Riding though Germany in the afternoon was an amazing time, the roads are smooth, the countryside beautiful and just a lovely place.  I rode the 500 for the length of it, a must ride road again.

The night was brutal.  It was so cold.  -1 for about 9hours.  So cold that it got into my bones.  Nothing to do but to keep going, got to keep moving.  Around 6am I came through a small village just across into the Belgium border and got some pastries and coffee and warmth.  Thawed out, I was back out.  It wasn’t until 10am that it warmed up and I started to warm up.

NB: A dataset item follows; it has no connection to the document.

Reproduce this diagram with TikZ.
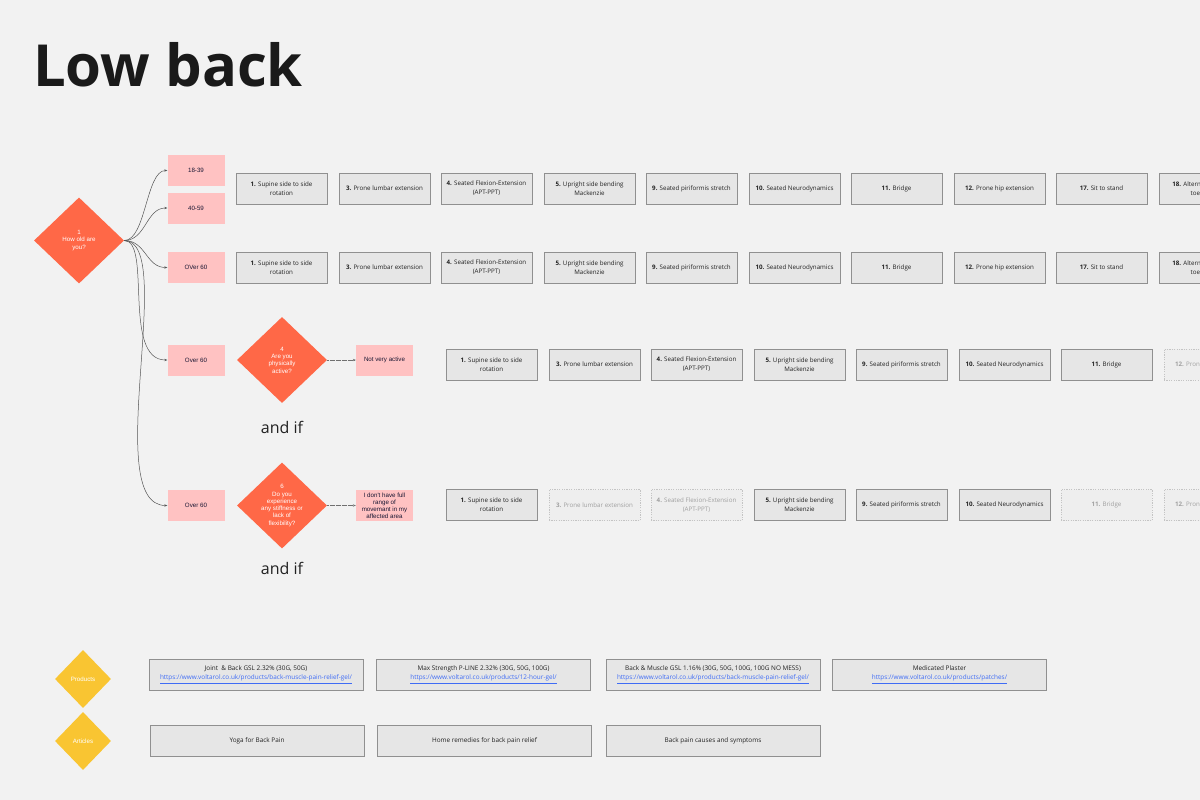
\documentclass[tikz,border=0pt]{standalone}
\usepackage{fontspec}
\setmainfont{Open Sans}
\newfontfamily\osans{Open Sans}
\newfontfamily\arial{Liberation Sans}
\usetikzlibrary{shapes.geometric,arrows.meta}
\definecolor{bgc}{HTML}{F2F2F2}
\definecolor{boxfill}{HTML}{E6E6E6}
\definecolor{boxline}{HTML}{909090}
\definecolor{dashfill}{HTML}{EEEEEE}
\definecolor{dashline}{HTML}{C4C4C4}
\definecolor{dashtext}{HTML}{A0A0A0}
\definecolor{pinkc}{HTML}{FFC2C2}
\definecolor{navy}{HTML}{1A1733}
\definecolor{orangec}{HTML}{FF6847}
\definecolor{yellowc}{HTML}{F9C532}
\definecolor{linkc}{HTML}{3F6CF5}
\definecolor{titlec}{HTML}{1A1A1A}
\definecolor{textc}{HTML}{222222}
\definecolor{conc}{HTML}{555555}
\definecolor{dconc}{HTML}{707070}
\tikzset{
  gbox/.style={rectangle, draw=boxline, fill=boxfill, line width=0.8pt,
    minimum width=91pt, minimum height=31pt, align=center, inner sep=1pt,
    text=textc, font=\osans\fontsize{6.2}{9}\selectfont},
  dbox/.style={gbox, draw=dashline, dash pattern=on 1.2pt off 1.2pt, fill=dashfill, text=dashtext},
  pbox/.style={rectangle, fill=pinkc, minimum width=57pt, minimum height=31pt,
    align=center, inner sep=1pt, text=navy, font=\arial\fontsize{6.2}{7.2}\selectfont},
  qdia/.style={diamond, fill=orangec, inner sep=0pt, minimum width=90pt, minimum height=86pt},
  ydia/.style={diamond, fill=yellowc, inner sep=0pt, minimum width=56pt, minimum height=58pt},
  qtext/.style={align=center, text=white, inner sep=0pt, font=\arial\fontsize{6.2}{7.3}\selectfont},
  wbox/.style={rectangle, draw=boxline, fill=boxfill, line width=0.8pt,
    minimum width=214pt, minimum height=31pt, align=center, inner sep=1pt,
    text=textc, font=\osans\fontsize{6.4}{9.2}\selectfont},
  con/.style={draw=conc, line width=0.5pt, -{Stealth[length=3pt,width=2.4pt]}},
  dcon/.style={draw=dconc, line width=0.6pt, dash pattern=on 0.6pt off 0.6pt, -{Stealth[length=3pt,width=2.4pt]}},
  andif/.style={inner sep=0pt, anchor=base, text=textc, font=\osans\fontsize{16}{18}\selectfont}
}
\newcommand{\lnk}[1]{\textcolor{linkc}{\underline{#1}}}
\begin{document}
\begin{tikzpicture}[x=1pt,y=-1pt]
\fill[bgc] (0,0) rectangle (1200,800);
\useasboundingbox (0,0) rectangle (1200,800);
\clip (0,0) rectangle (1200,800);

% title
\node[anchor=base west, inner sep=0pt, text=titlec, font=\osans\bfseries\fontsize{58}{60}\selectfont] (title) at (33,86) {Low back};

% question 1
\node[qdia] (d1) at (79,240.5) {};
\node[qtext] (d1t) at (79,240.5) {1\\How old are\\you?};

% age boxes
\node[pbox] (a1) at (196,170.5) {18-39};
\node[pbox] (a2) at (196,208) {40-59};
\node[pbox] (a3) at (196,267.5) {OVer 60};
\node[pbox] (a4) at (196,360) {Over 60};
\node[pbox] (a5) at (196,505.5) {Over 60};

\draw[con] (d1.east) .. controls (146,240.5) and (146,170.5) .. (a1.west);
\draw[con] (d1.east) .. controls (146,240.5) and (146,208) .. (a2.west);
\draw[con] (d1.east) .. controls (146,240.5) and (146,267.5) .. (a3.west);
\draw[con] (d1.east) .. controls (152,240.5) and (122,360) .. (a4.west);
\draw[con] (d1.east) .. controls (178,240.5) and (100,505.5) .. (a5.west);

% rows 1 and 2
\foreach \y/\r in {188.5/r1, 267.5/r2}{
  \node[gbox] (\r a) at (281.5,\y) {\textbf{1.} Supine side to side\\rotation};
  \node[gbox] (\r b) at (384.5,\y) {\textbf{3.} Prone lumbar extension};
  \node[gbox] (\r c) at (486.5,\y) {\textbf{4.} Seated Flexion-Extension\\(APT-PPT)};
  \node[gbox] (\r d) at (589.5,\y) {\textbf{5.} Upright side bending\\Mackenzie};
  \node[gbox] (\r e) at (691.5,\y) {\textbf{9.} Seated piriformis stretch};
  \node[gbox] (\r f) at (794.5,\y) {\textbf{10.} Seated Neurodynamics};
  \node[gbox] (\r g) at (896.5,\y) {\textbf{11.} Bridge};
  \node[gbox] (\r h) at (999.5,\y) {\textbf{12.} Prone hip extension};
  \node[gbox] (\r i) at (1101.5,\y) {\textbf{17.} Sit to stand};
  \node[gbox] (\r j) at (1204.5,\y) {\textbf{18.} Alternate heel and\\toe raises};
}

% question 4
\node[qdia] (d4) at (282,360) {};
\node[qtext] (d4t) at (282,360) {4\\Are you\\physically\\active?};
\node[pbox] (n4) at (384.5,360) {Not very active};
\draw[dcon] (d4.east) -- (n4.west);
\node[andif] (and1) at (282,433) {and if};

\node[gbox] (r3a) at (491.5,364.5) {\textbf{1.} Supine side to side\\rotation};
\node[gbox] (r3b) at (594.5,364.5) {\textbf{3.} Prone lumbar extension};
\node[gbox] (r3c) at (696.5,364.5) {\textbf{4.} Seated Flexion-Extension\\(APT-PPT)};
\node[gbox] (r3d) at (799.5,364.5) {\textbf{5.} Upright side bending\\Mackenzie};
\node[gbox] (r3e) at (901.5,364.5) {\textbf{9.} Seated piriformis stretch};
\node[gbox] (r3f) at (1004.5,364.5) {\textbf{10.} Seated Neurodynamics};
\node[gbox] (r3g) at (1106.5,364.5) {\textbf{11.} Bridge};
\node[dbox] (r3h) at (1209.5,364.5) {\textbf{12.} Prone hip extension};

% question 6
\node[qdia] (d6) at (282,505.5) {};
\node[qtext] (d6t) at (282,505.5) {6\\Do you\\experience\\any stiffness or\\lack of\\flexibility?};
\node[pbox, font=\arial\fontsize{6.2}{6.9}\selectfont] (n6) at (384.5,505.5) {I don't have full\\range of\\movemant in my\\affected area};
\draw[dcon] (d6.east) -- (n6.west);
\node[andif] (and2) at (282,574) {and if};

\node[gbox] (r4a) at (491.5,505) {\textbf{1.} Supine side to side\\rotation};
\node[dbox] (r4b) at (594.5,505) {\textbf{3.} Prone lumbar extension};
\node[dbox] (r4c) at (696.5,505) {\textbf{4.} Seated Flexion-Extension\\(APT-PPT)};
\node[gbox] (r4d) at (799.5,505) {\textbf{5.} Upright side bending\\Mackenzie};
\node[gbox] (r4e) at (901.5,505) {\textbf{9.} Seated piriformis stretch};
\node[gbox] (r4f) at (1004.5,505) {\textbf{10.} Seated Neurodynamics};
\node[dbox] (r4g) at (1106.5,505) {\textbf{11.} Bridge};
\node[dbox] (r4h) at (1209.5,505) {\textbf{12.} Prone hip extension};

% products
\node[ydia] (prod) at (83,679) {};
\node[qtext] (prodt) at (83,679) {Products};
\node[wbox] (p1) at (256,674.5) {Joint\ \ \& Back GSL 2.32\% (30G, 50G)\\\lnk{https://www.voltarol.co.uk/products/back-muscle-pain-relief-gel/}};
\node[wbox] (p2) at (483.5,674.5) {Max Strength P-LINE 2.32\% (30G, 50G, 100G)\\\lnk{https://www.voltarol.co.uk/products/12-hour-gel/}};
\node[wbox] (p3) at (713,674.5) {Back \& Muscle GSL 1.16\% (30G, 50G, 100G, 100G NO MESS)\\\lnk{https://www.voltarol.co.uk/products/back-muscle-pain-relief-gel/}};
\node[wbox] (p4) at (939.5,674.5) {Medicated Plaster\\\lnk{https://www.voltarol.co.uk/products/patches/}};

% articles
\node[ydia] (art) at (83,741) {};
\node[qtext] (artt) at (83,741) {Articles};
\node[wbox] (ar1) at (257,741) {Yoga for Back Pain};
\node[wbox] (ar2) at (484.5,741) {Home remedies for back pain relief};
\node[wbox] (ar3) at (713,741) {Back pain causes and symptoms};
\end{tikzpicture}
\end{document}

I was pretty done by now.  My left hand had gone half dead, it still it.  I’ve clearly done something to a nerve.  My knees were sore, I paid the price for that low cadence and I was drifting in and out of what felt like euphoria and total shutdown.  But I’d done it.  I was so close.  50 miles to Brussels and they were the longest miles of my life.  So long.  10 miles to go and I thought it would never end.  Getting into Brussels was a nightmare, confusing bad bike paths and traffic.

I got there.  Into Brussels in 33h straight riding, 36h total.  Not stopping for longer than a beer an burrito!

In the end, this trip was a preparation for racing Transcontinental race and it’s done just that, but it was so much more.  I’ve learned a lot of needed lessons, and I’ve shown myself the strength I have.

I am only just getting started.



And yeah. I rode some damn cobbles! Because I can.